#### WRITTEN EXERCISE
Write out every entry precisely as given, leaving the pictures out.

#### INFORMATION SHOWN

○ ○ ○ ○

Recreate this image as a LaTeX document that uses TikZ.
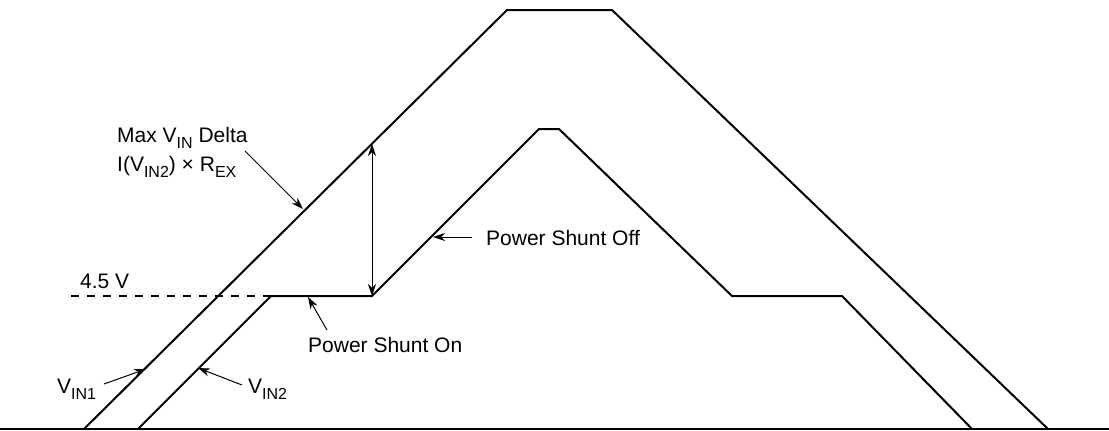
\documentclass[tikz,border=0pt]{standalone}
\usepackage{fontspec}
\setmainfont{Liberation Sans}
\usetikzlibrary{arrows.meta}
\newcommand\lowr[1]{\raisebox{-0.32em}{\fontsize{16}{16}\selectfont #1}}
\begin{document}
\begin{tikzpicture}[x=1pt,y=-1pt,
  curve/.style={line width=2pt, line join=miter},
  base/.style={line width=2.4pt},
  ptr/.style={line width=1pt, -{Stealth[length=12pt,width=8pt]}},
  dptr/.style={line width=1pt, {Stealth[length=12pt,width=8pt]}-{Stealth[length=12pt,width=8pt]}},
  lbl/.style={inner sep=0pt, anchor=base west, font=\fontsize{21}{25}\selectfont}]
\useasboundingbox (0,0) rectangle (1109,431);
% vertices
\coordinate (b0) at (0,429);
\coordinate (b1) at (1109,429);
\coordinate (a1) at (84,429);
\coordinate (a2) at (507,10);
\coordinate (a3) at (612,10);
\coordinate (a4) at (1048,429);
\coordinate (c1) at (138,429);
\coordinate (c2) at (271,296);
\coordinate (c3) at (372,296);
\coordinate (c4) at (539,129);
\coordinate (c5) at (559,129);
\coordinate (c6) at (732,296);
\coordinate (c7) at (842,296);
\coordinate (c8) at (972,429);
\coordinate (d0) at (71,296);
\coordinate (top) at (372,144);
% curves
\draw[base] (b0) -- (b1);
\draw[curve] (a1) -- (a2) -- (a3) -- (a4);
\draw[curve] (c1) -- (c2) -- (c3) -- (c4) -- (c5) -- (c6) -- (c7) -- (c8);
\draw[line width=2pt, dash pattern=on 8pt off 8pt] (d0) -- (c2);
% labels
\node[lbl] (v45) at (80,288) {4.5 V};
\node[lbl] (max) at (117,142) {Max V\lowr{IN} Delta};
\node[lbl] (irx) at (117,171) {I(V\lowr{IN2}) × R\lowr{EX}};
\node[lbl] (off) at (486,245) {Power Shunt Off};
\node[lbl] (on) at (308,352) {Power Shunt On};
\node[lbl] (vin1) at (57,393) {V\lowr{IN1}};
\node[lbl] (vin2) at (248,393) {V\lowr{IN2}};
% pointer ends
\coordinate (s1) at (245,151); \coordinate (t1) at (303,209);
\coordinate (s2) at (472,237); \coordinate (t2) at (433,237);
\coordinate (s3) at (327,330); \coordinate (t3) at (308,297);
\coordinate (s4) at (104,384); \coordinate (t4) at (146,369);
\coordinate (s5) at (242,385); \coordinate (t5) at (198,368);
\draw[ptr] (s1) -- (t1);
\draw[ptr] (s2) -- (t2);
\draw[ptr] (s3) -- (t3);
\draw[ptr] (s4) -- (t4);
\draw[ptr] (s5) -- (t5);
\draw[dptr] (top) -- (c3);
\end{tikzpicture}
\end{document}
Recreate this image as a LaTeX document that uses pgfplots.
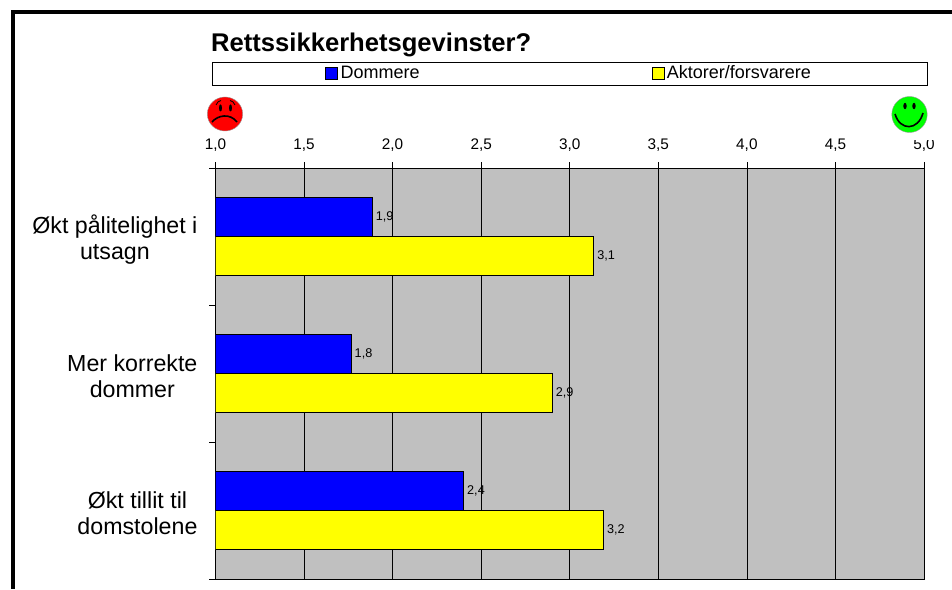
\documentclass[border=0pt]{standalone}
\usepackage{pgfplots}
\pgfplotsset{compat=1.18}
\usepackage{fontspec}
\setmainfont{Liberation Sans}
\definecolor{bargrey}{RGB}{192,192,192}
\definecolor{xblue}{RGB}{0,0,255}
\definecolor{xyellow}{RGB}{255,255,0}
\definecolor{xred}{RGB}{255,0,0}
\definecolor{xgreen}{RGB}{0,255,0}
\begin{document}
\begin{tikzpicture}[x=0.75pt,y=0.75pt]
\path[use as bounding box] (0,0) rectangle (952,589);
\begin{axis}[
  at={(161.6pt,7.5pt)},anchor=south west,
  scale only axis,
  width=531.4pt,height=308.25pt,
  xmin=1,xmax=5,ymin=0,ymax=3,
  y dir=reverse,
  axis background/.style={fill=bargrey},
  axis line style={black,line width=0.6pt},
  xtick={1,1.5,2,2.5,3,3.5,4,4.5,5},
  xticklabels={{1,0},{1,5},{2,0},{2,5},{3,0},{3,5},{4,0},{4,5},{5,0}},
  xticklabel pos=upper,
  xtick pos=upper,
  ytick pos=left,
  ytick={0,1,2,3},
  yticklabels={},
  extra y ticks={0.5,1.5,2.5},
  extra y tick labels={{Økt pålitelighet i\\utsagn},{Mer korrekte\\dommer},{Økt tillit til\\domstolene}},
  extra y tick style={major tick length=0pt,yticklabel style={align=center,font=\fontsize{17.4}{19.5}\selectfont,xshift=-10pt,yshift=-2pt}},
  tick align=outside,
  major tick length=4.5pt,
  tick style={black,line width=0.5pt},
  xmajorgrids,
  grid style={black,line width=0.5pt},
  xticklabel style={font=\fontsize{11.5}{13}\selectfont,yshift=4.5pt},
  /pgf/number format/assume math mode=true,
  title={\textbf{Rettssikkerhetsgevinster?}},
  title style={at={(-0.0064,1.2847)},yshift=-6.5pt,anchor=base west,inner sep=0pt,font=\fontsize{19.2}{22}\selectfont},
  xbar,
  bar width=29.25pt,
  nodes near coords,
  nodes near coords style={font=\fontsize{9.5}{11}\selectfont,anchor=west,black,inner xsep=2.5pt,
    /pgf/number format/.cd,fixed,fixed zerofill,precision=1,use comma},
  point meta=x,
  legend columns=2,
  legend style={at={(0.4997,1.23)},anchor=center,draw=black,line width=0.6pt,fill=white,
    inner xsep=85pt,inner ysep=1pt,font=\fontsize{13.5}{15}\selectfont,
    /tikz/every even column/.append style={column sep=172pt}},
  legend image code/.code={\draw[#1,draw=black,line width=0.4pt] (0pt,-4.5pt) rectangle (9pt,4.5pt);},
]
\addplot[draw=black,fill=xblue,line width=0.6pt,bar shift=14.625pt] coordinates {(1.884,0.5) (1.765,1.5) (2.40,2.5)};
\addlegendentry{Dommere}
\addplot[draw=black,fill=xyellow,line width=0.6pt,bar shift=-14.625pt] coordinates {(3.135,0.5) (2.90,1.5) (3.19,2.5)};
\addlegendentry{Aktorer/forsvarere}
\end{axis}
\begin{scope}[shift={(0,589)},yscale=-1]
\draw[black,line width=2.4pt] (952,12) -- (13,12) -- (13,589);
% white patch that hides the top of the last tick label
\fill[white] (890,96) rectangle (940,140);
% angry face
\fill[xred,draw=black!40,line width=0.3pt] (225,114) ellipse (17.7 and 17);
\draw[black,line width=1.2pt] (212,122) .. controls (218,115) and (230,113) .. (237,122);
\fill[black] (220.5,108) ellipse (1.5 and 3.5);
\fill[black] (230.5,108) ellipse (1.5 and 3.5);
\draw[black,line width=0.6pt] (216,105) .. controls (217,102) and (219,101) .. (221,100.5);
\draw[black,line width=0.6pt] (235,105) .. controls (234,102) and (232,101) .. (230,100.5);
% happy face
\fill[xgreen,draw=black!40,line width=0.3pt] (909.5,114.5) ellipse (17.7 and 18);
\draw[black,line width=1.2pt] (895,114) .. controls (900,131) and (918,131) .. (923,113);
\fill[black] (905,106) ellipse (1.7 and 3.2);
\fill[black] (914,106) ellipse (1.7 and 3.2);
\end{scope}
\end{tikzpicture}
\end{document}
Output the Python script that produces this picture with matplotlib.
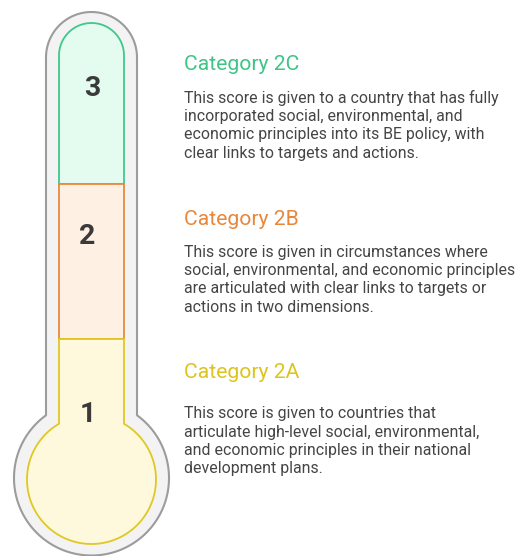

○ ○ ○ ○

#### SOLUTION TO THE PROBLEM
Recreate this image as a LaTeX document that uses TikZ.
\documentclass[tikz,border=0pt]{standalone}
\usepackage{fontspec}
\setmainfont{Liberation Sans}
\usetikzlibrary{arrows.meta}
\newcommand\lowr[1]{\raisebox{-0.32em}{\fontsize{16}{16}\selectfont #1}}
\begin{document}
\begin{tikzpicture}[x=1pt,y=-1pt,
  curve/.style={line width=2pt, line join=miter},
  base/.style={line width=2.4pt},
  ptr/.style={line width=1pt, -{Stealth[length=12pt,width=8pt]}},
  dptr/.style={line width=1pt, {Stealth[length=12pt,width=8pt]}-{Stealth[length=12pt,width=8pt]}},
  lbl/.style={inner sep=0pt, anchor=base west, font=\fontsize{21}{25}\selectfont}]
\useasboundingbox (0,0) rectangle (1109,431);
% vertices
\coordinate (b0) at (0,429);
\coordinate (b1) at (1109,429);
\coordinate (a1) at (84,429);
\coordinate (a2) at (507,10);
\coordinate (a3) at (612,10);
\coordinate (a4) at (1048,429);
\coordinate (c1) at (138,429);
\coordinate (c2) at (271,296);
\coordinate (c3) at (372,296);
\coordinate (c4) at (539,129);
\coordinate (c5) at (559,129);
\coordinate (c6) at (732,296);
\coordinate (c7) at (842,296);
\coordinate (c8) at (972,429);
\coordinate (d0) at (71,296);
\coordinate (top) at (372,144);
% curves
\draw[base] (b0) -- (b1);
\draw[curve] (a1) -- (a2) -- (a3) -- (a4);
\draw[curve] (c1) -- (c2) -- (c3) -- (c4) -- (c5) -- (c6) -- (c7) -- (c8);
\draw[line width=2pt, dash pattern=on 8pt off 8pt] (d0) -- (c2);
% labels
\node[lbl] (v45) at (80,288) {4.5 V};
\node[lbl] (max) at (117,142) {Max V\lowr{IN} Delta};
\node[lbl] (irx) at (117,171) {I(V\lowr{IN2}) × R\lowr{EX}};
\node[lbl] (off) at (486,245) {Power Shunt Off};
\node[lbl] (on) at (308,352) {Power Shunt On};
\node[lbl] (vin1) at (57,393) {V\lowr{IN1}};
\node[lbl] (vin2) at (248,393) {V\lowr{IN2}};
% pointer ends
\coordinate (s1) at (245,151); \coordinate (t1) at (303,209);
\coordinate (s2) at (472,237); \coordinate (t2) at (433,237);
\coordinate (s3) at (327,330); \coordinate (t3) at (308,297);
\coordinate (s4) at (104,384); \coordinate (t4) at (146,369);
\coordinate (s5) at (242,385); \coordinate (t5) at (198,368);
\draw[ptr] (s1) -- (t1);
\draw[ptr] (s2) -- (t2);
\draw[ptr] (s3) -- (t3);
\draw[ptr] (s4) -- (t4);
\draw[ptr] (s5) -- (t5);
\draw[dptr] (top) -- (c3);
\end{tikzpicture}
\end{document}
Recreate this image as a LaTeX document that uses pgfplots.
\documentclass[border=0pt]{standalone}
\usepackage{pgfplots}
\pgfplotsset{compat=1.18}
\usepackage{fontspec}
\setmainfont{Liberation Sans}
\definecolor{bargrey}{RGB}{192,192,192}
\definecolor{xblue}{RGB}{0,0,255}
\definecolor{xyellow}{RGB}{255,255,0}
\definecolor{xred}{RGB}{255,0,0}
\definecolor{xgreen}{RGB}{0,255,0}
\begin{document}
\begin{tikzpicture}[x=0.75pt,y=0.75pt]
\path[use as bounding box] (0,0) rectangle (952,589);
\begin{axis}[
  at={(161.6pt,7.5pt)},anchor=south west,
  scale only axis,
  width=531.4pt,height=308.25pt,
  xmin=1,xmax=5,ymin=0,ymax=3,
  y dir=reverse,
  axis background/.style={fill=bargrey},
  axis line style={black,line width=0.6pt},
  xtick={1,1.5,2,2.5,3,3.5,4,4.5,5},
  xticklabels={{1,0},{1,5},{2,0},{2,5},{3,0},{3,5},{4,0},{4,5},{5,0}},
  xticklabel pos=upper,
  xtick pos=upper,
  ytick pos=left,
  ytick={0,1,2,3},
  yticklabels={},
  extra y ticks={0.5,1.5,2.5},
  extra y tick labels={{Økt pålitelighet i\\utsagn},{Mer korrekte\\dommer},{Økt tillit til\\domstolene}},
  extra y tick style={major tick length=0pt,yticklabel style={align=center,font=\fontsize{17.4}{19.5}\selectfont,xshift=-10pt,yshift=-2pt}},
  tick align=outside,
  major tick length=4.5pt,
  tick style={black,line width=0.5pt},
  xmajorgrids,
  grid style={black,line width=0.5pt},
  xticklabel style={font=\fontsize{11.5}{13}\selectfont,yshift=4.5pt},
  /pgf/number format/assume math mode=true,
  title={\textbf{Rettssikkerhetsgevinster?}},
  title style={at={(-0.0064,1.2847)},yshift=-6.5pt,anchor=base west,inner sep=0pt,font=\fontsize{19.2}{22}\selectfont},
  xbar,
  bar width=29.25pt,
  nodes near coords,
  nodes near coords style={font=\fontsize{9.5}{11}\selectfont,anchor=west,black,inner xsep=2.5pt,
    /pgf/number format/.cd,fixed,fixed zerofill,precision=1,use comma},
  point meta=x,
  legend columns=2,
  legend style={at={(0.4997,1.23)},anchor=center,draw=black,line width=0.6pt,fill=white,
    inner xsep=85pt,inner ysep=1pt,font=\fontsize{13.5}{15}\selectfont,
    /tikz/every even column/.append style={column sep=172pt}},
  legend image code/.code={\draw[#1,draw=black,line width=0.4pt] (0pt,-4.5pt) rectangle (9pt,4.5pt);},
]
\addplot[draw=black,fill=xblue,line width=0.6pt,bar shift=14.625pt] coordinates {(1.884,0.5) (1.765,1.5) (2.40,2.5)};
\addlegendentry{Dommere}
\addplot[draw=black,fill=xyellow,line width=0.6pt,bar shift=-14.625pt] coordinates {(3.135,0.5) (2.90,1.5) (3.19,2.5)};
\addlegendentry{Aktorer/forsvarere}
\end{axis}
\begin{scope}[shift={(0,589)},yscale=-1]
\draw[black,line width=2.4pt] (952,12) -- (13,12) -- (13,589);
% white patch that hides the top of the last tick label
\fill[white] (890,96) rectangle (940,140);
% angry face
\fill[xred,draw=black!40,line width=0.3pt] (225,114) ellipse (17.7 and 17);
\draw[black,line width=1.2pt] (212,122) .. controls (218,115) and (230,113) .. (237,122);
\fill[black] (220.5,108) ellipse (1.5 and 3.5);
\fill[black] (230.5,108) ellipse (1.5 and 3.5);
\draw[black,line width=0.6pt] (216,105) .. controls (217,102) and (219,101) .. (221,100.5);
\draw[black,line width=0.6pt] (235,105) .. controls (234,102) and (232,101) .. (230,100.5);
% happy face
\fill[xgreen,draw=black!40,line width=0.3pt] (909.5,114.5) ellipse (17.7 and 18);
\draw[black,line width=1.2pt] (895,114) .. controls (900,131) and (918,131) .. (923,113);
\fill[black] (905,106) ellipse (1.7 and 3.2);
\fill[black] (914,106) ellipse (1.7 and 3.2);
\end{scope}
\end{tikzpicture}
\end{document}
Output the Python script that produces this picture with matplotlib.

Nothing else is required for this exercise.